Durch den Aufbau der Geschichte rund um den Gerichts­pro­zess setzt der Regisseur seinen Fokus klar auf den Umgang der chile­ni­schen Regierung mit dem Straf­täter und dessen Spirale in den Wahnsinn, und so fühlt sich der Film auch an – aus einem verrückten Abenteuer wird ein regel­rechter Horror­trip. Die Szenen im Gericht wirken durch die von oben herab beleuch­tete, dunkle Kammer, in der sie statt­finden, und die Masken, die die Figuren tragen, wie ein groteskes Theater. Dies spiegelt den Inhalt der Szenen gut wieder: Das Urteil der Verhand­lung stand von vorn­herein fest, alles war nur Schein, ein juris­ti­sches Schau­spiel eben. Und wer hat den längeren Para­gra­phen? Wie so oft ist es der Staat. Der fran­zö­si­sche Usurpator selbst kriti­siert im Film, dass keine seiner indigenen Unter­tanen bei der Verhand­lung anwesend waren, dass ihre Meinung in der Entschei­dung nicht berück­sich­tigt, nicht einmal wahr­ge­nommen wurde. Es ist heute nicht mehr klar zu sagen, zu welchen Teilen es die Intention des selbst­er­nannten Königs war, den Mapuche Autonomie zu schenken, oder doch selbst einmal auf dem Thron zu sitzen. Selbst wenn sein Reich jedoch anerkannt geworden wäre, so wäre es für die Mapuche aller­dings nur eine andere Form des Kolo­nia­lismus, nicht etwa die verspro­chene Freiheit gewesen. Am Ende waren alle Ambi­tionen des Möch­te­gern-Monarchen umsonst, niemand kennt heute mehr den Namen Orélie-Antoine de Tounens. Auch wenn heute auf dem Papier der Staat Arau­ka­nien immer noch Bestand hat (aber von keinem Staat anerkannt wird) und der aktuelle Herrscher den Titel Frédéric I. für sich bean­sprucht, hat dies keine Auswir­kungen für die Bewohner des Gebietes. Die Mapuche leben in Wirk­lich­keit in einengenden Reser­vaten, abge­schirmt und fern von gerechter Behand­lung, geschweige denn von einem eigenen Staat.
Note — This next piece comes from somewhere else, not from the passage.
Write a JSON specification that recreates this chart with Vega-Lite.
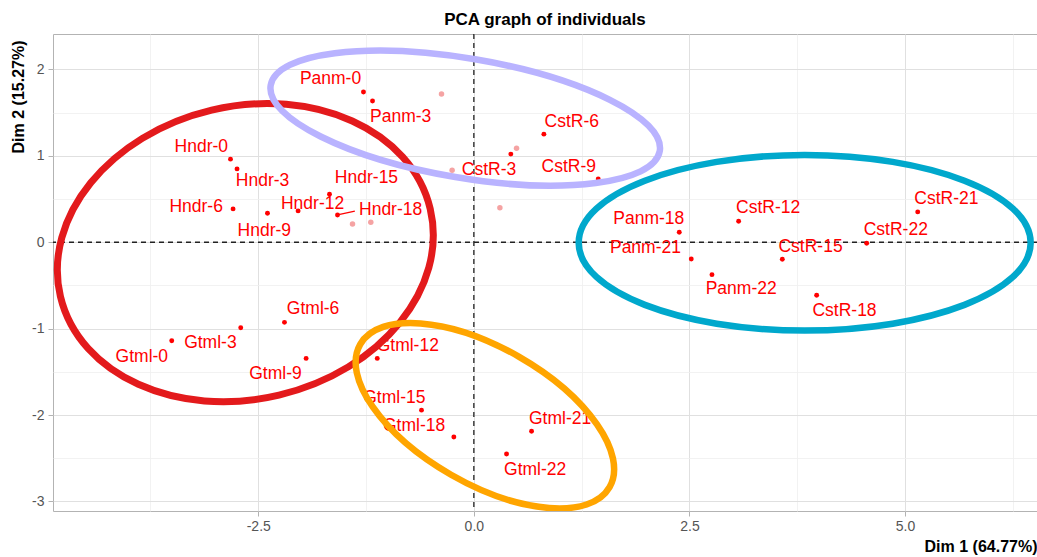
{
  "$schema": "https://vega.github.io/schema/vega-lite/v6.json",
  "width": 984,
  "height": 477,
  "autosize": {"type": "none"},
  "padding": {"left": 53, "top": 34, "right": 0, "bottom": 46},
  "background": "#FFFFFF",
  "title": {"text": "PCA graph of individuals", "fontSize": 17, "font": "Liberation Sans", "fontWeight": "bold", "color": "#000000", "anchor": "middle", "frame": "group", "baseline": "bottom", "offset": 8, "dy": 21},
  "config": {
    "font": "Liberation Sans",
    "view": {"stroke": "#B3B3B3", "strokeWidth": 1},
    "axis": {"domain": false, "labelFont": "Liberation Sans", "labelFontSize": 14, "labelColor": "#555555", "tickColor": "#B3B3B3", "tickSize": 5, "labelPadding": 3, "titleFont": "Liberation Sans", "titleFontSize": 16, "titleFontWeight": "bold", "titleColor": "#000000"}
  },
  "datasets": {
    "ind": [
      {"name": "Panm-0", "x": -1.28, "y": 1.738, "lx": -1.662, "ly": 1.889},
      {"name": "Panm-3", "x": -1.175, "y": 1.634, "lx": -0.849, "ly": 1.455},
      {"name": "Hndr-0", "x": -2.822, "y": 0.962, "lx": -3.16, "ly": 1.10},
      {"name": "Hndr-3", "x": -2.746, "y": 0.849, "lx": -2.45, "ly": 0.71},
      {"name": "Hndr-6", "x": -2.792, "y": 0.386, "lx": -3.22, "ly": 0.41},
      {"name": "Hndr-9", "x": -2.393, "y": 0.336, "lx": -2.43, "ly": 0.13},
      {"name": "Hndr-12", "x": -2.038, "y": 0.363, "lx": -1.87, "ly": 0.44},
      {"name": "Hndr-15", "x": -1.674, "y": 0.556, "lx": -1.245, "ly": 0.74},
      {"name": "Hndr-18", "x": -1.581, "y": 0.316, "lx": -0.965, "ly": 0.374},
      {"name": "CstR-3", "x": 0.429, "y": 1.02, "lx": 0.176, "ly": 0.838},
      {"name": "CstR-6", "x": 0.812, "y": 1.251, "lx": 1.135, "ly": 1.397},
      {"name": "CstR-9", "x": 1.442, "y": 0.733, "lx": 1.10, "ly": 0.869},
      {"name": "CstR-12", "x": 3.07, "y": 0.243, "lx": 3.413, "ly": 0.394},
      {"name": "CstR-15", "x": 3.577, "y": -0.197, "lx": 3.904, "ly": -0.051},
      {"name": "CstR-18", "x": 3.975, "y": -0.614, "lx": 4.298, "ly": -0.796},
      {"name": "CstR-21", "x": 5.147, "y": 0.351, "lx": 5.479, "ly": 0.498},
      {"name": "CstR-22", "x": 4.555, "y": -0.012, "lx": 4.893, "ly": 0.143},
      {"name": "Panm-18", "x": 2.382, "y": 0.116, "lx": 2.028, "ly": 0.27},
      {"name": "Panm-21", "x": 2.521, "y": -0.194, "lx": 1.99, "ly": -0.07},
      {"name": "Panm-22", "x": 2.761, "y": -0.375, "lx": 3.10, "ly": -0.545},
      {"name": "Gtml-0", "x": -3.503, "y": -1.14, "lx": -3.85, "ly": -1.325},
      {"name": "Gtml-3", "x": -2.703, "y": -0.99, "lx": -3.055, "ly": -1.17},
      {"name": "Gtml-6", "x": -2.196, "y": -0.927, "lx": -1.864, "ly": -0.773},
      {"name": "Gtml-9", "x": -1.945, "y": -1.344, "lx": -2.30, "ly": -1.526},
      {"name": "Gtml-12", "x": -1.12, "y": -1.344, "lx": -0.766, "ly": -1.20},
      {"name": "Gtml-15", "x": -0.607, "y": -1.943, "lx": -0.922, "ly": -1.808},
      {"name": "Gtml-18", "x": -0.232, "y": -2.253, "lx": -0.693, "ly": -2.129},
      {"name": "Gtml-21", "x": 0.669, "y": -2.187, "lx": 1.0, "ly": -2.04},
      {"name": "Gtml-22", "x": 0.379, "y": -2.45, "lx": 0.711, "ly": -2.63}
    ],
    "sup": [
      {"x": -1.407, "y": 0.212},
      {"x": -1.195, "y": 0.232},
      {"x": -0.375, "y": 1.715},
      {"x": -0.252, "y": 0.834},
      {"x": 0.302, "y": 0.40},
      {"x": 0.495, "y": 1.089}
    ],
    "seg": [
      {"name": "Hndr-18", "x": -1.581, "y": 0.316, "x2": -1.38, "y2": 0.36}
    ],
    "zero": [{"v": 0}],
    "ellipses": [
      {"cluster": 1, "cx": -2.65, "cy": -0.12},
      {"cluster": 2, "cx": -0.10, "cy": 1.436},
      {"cluster": 3, "cx": 3.836, "cy": -0.006},
      {"cluster": 4, "cx": 0.128, "cy": -2.007}
    ]
  },
  "layer": [
    {
      "data": {"name": "zero"},
      "mark": {"type": "rule", "color": "#222222", "strokeWidth": 1.3, "strokeDash": [5, 4]},
      "encoding": {
        "x": {"field": "v", "type": "quantitative", "scale": {"domain": [-4.88, 6.53], "nice": false, "zero": false},
          "axis": {
            "values": [-3.75, -2.5, -1.25, 0, 1.25, 2.5, 3.75, 5, 6.25],
            "labelExpr": "datum.value % 2.5 === 0 ? replace(format(datum.value, '.1f'), '\u2212', '-') : ''",
            "grid": true,
            "gridColor": {"condition": {"test": "datum.value % 2.5 === 0", "value": "#E0E0E0"}, "value": "#EFEFEF"},
            "gridWidth": {"condition": {"test": "datum.value % 2.5 === 0", "value": 1}, "value": 0.8},
            "tickOpacity": {"condition": {"test": "datum.value % 2.5 === 0", "value": 1}, "value": 0},
            "title": "Dim 1 (64.77%)",
            "titleAlign": "right", "titleBaseline": "middle", "titleX": 984, "titleY": 35
          }
        }
      }
    },
    {
      "data": {"name": "zero"},
      "mark": {"type": "rule", "color": "#222222", "strokeWidth": 1.3, "strokeDash": [5, 4]},
      "encoding": {
        "y": {"field": "v", "type": "quantitative", "scale": {"domain": [-3.11, 2.41], "nice": false, "zero": false},
          "axis": {
            "values": [-3, -2.5, -2, -1.5, -1, -0.5, 0, 0.5, 1, 1.5, 2],
            "labelExpr": "datum.value % 1 === 0 ? '' + datum.value : ''",
            "grid": true,
            "gridColor": {"condition": {"test": "datum.value % 1 === 0", "value": "#E0E0E0"}, "value": "#EFEFEF"},
            "gridWidth": {"condition": {"test": "datum.value % 1 === 0", "value": 1}, "value": 0.8},
            "tickOpacity": {"condition": {"test": "datum.value % 1 === 0", "value": 1}, "value": 0},
            "labelPadding": 4,
            "title": "Dim 2 (15.27%)",
            "titleAngle": -90, "titleAlign": "right", "titleBaseline": "middle", "titleX": -35, "titleY": 6
          }
        }
      }
    },
    {
      "data": {"name": "sup"},
      "mark": {"type": "circle", "color": "#F5A3A3", "opacity": 1, "size": 30},
      "encoding": {
        "x": {"field": "x", "type": "quantitative", "scale": {"domain": [-4.88, 6.53], "nice": false, "zero": false}},
        "y": {"field": "y", "type": "quantitative", "scale": {"domain": [-3.11, 2.41], "nice": false, "zero": false}}
      }
    },
    {
      "data": {"name": "seg"},
      "mark": {"type": "rule", "color": "#FF0000", "strokeWidth": 1.2},
      "encoding": {
        "x": {"field": "x", "type": "quantitative", "scale": {"domain": [-4.88, 6.53], "nice": false, "zero": false}},
        "y": {"field": "y", "type": "quantitative", "scale": {"domain": [-3.11, 2.41], "nice": false, "zero": false}},
        "x2": {"field": "x2"},
        "y2": {"field": "y2"}
      }
    },
    {
      "data": {"name": "ind"},
      "mark": {"type": "circle", "color": "#FF0000", "opacity": 1, "size": 24},
      "encoding": {
        "x": {"field": "x", "type": "quantitative", "scale": {"domain": [-4.88, 6.53], "nice": false, "zero": false}},
        "y": {"field": "y", "type": "quantitative", "scale": {"domain": [-3.11, 2.41], "nice": false, "zero": false}}
      }
    },
    {
      "data": {"name": "ind"},
      "mark": {"type": "text", "color": "#FF0000", "fontSize": 17.5, "font": "Liberation Sans", "align": "center", "baseline": "middle"},
      "encoding": {
        "x": {"field": "lx", "type": "quantitative", "scale": {"domain": [-4.88, 6.53], "nice": false, "zero": false}},
        "y": {"field": "ly", "type": "quantitative", "scale": {"domain": [-3.11, 2.41], "nice": false, "zero": false}},
        "text": {"field": "name"}
      }
    },
    {
      "data": {"name": "ellipses"},
      "transform": [{"filter": "datum.cluster === 1"}],
      "mark": {"type": "point", "clip": true, "filled": false, "opacity": 1, "stroke": "#E31A1C", "strokeWidth": 7, "size": 144400, "angle": 346.7,
        "shape": "M -1 0 C -1 -0.4255 -0.5523 -0.7705 0 -0.7705 C 0.5523 -0.7705 1 -0.4255 1 0 C 1 0.4255 0.5523 0.7705 0 0.7705 C -0.5523 0.7705 -1 0.4255 -1 0 Z"},
      "encoding": {
        "x": {"field": "cx", "type": "quantitative", "scale": {"domain": [-4.88, 6.53], "nice": false, "zero": false}},
        "y": {"field": "cy", "type": "quantitative", "scale": {"domain": [-3.11, 2.41], "nice": false, "zero": false}}
      }
    },
    {
      "data": {"name": "ellipses"},
      "transform": [{"filter": "datum.cluster === 2"}],
      "mark": {"type": "point", "clip": true, "filled": false, "opacity": 1, "stroke": "#B9B3FF", "strokeWidth": 6.5, "size": 155709, "angle": 9.6,
        "shape": "M -1 0 C -1 -0.1671 -0.5523 -0.3026 0 -0.3026 C 0.5523 -0.3026 1 -0.1671 1 0 C 1 0.1671 0.5523 0.3026 0 0.3026 C -0.5523 0.3026 -1 0.1671 -1 0 Z"},
      "encoding": {
        "x": {"field": "cx", "type": "quantitative", "scale": {"domain": [-4.88, 6.53], "nice": false, "zero": false}},
        "y": {"field": "cy", "type": "quantitative", "scale": {"domain": [-3.11, 2.41], "nice": false, "zero": false}}
      }
    },
    {
      "data": {"name": "ellipses"},
      "transform": [{"filter": "datum.cluster === 3"}],
      "mark": {"type": "point", "clip": true, "filled": false, "opacity": 1, "stroke": "#00A8CC", "strokeWidth": 6.5, "size": 204304, "angle": 0,
        "shape": "M -1 0 C -1 -0.2146 -0.5523 -0.3885 0 -0.3885 C 0.5523 -0.3885 1 -0.2146 1 0 C 1 0.2146 0.5523 0.3885 0 0.3885 C -0.5523 0.3885 -1 0.2146 -1 0 Z"},
      "encoding": {
        "x": {"field": "cx", "type": "quantitative", "scale": {"domain": [-4.88, 6.53], "nice": false, "zero": false}},
        "y": {"field": "cy", "type": "quantitative", "scale": {"domain": [-3.11, 2.41], "nice": false, "zero": false}}
      }
    },
    {
      "data": {"name": "ellipses"},
      "transform": [{"filter": "datum.cluster === 4"}],
      "mark": {"type": "point", "clip": true, "filled": false, "opacity": 1, "stroke": "#FFA500", "strokeWidth": 6.5, "size": 82599, "angle": 29.8,
        "shape": "M -1 0 C -1 -0.2617 -0.5523 -0.4739 0 -0.4739 C 0.5523 -0.4739 1 -0.2617 1 0 C 1 0.2617 0.5523 0.4739 0 0.4739 C -0.5523 0.4739 -1 0.2617 -1 0 Z"},
      "encoding": {
        "x": {"field": "cx", "type": "quantitative", "scale": {"domain": [-4.88, 6.53], "nice": false, "zero": false}},
        "y": {"field": "cy", "type": "quantitative", "scale": {"domain": [-3.11, 2.41], "nice": false, "zero": false}}
      }
    }
  ]
}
Der filmische Fieber­traum des Halb-Chilenen Niles Atallah ist visuell zum Teil durchaus anspre­chend, jedoch auch anspruchs­voll und schwierig anzusehen, da er Stilbruch nicht meidet, sondern zele­briert. Auch gibt es einen merkbaren Hänger, an dem die Story sich verflüch­tigt und die skurrilen Zwischen­se­quenzen kein Ende zu nehmen scheinen. Außerdem wirft er bei weitem mehr Fragen auf, als er beant­wortet. Was natürlich an sich keines­wegs schlecht ist. Und: Exis­tieren nicht alle König­reiche nur im Kopf?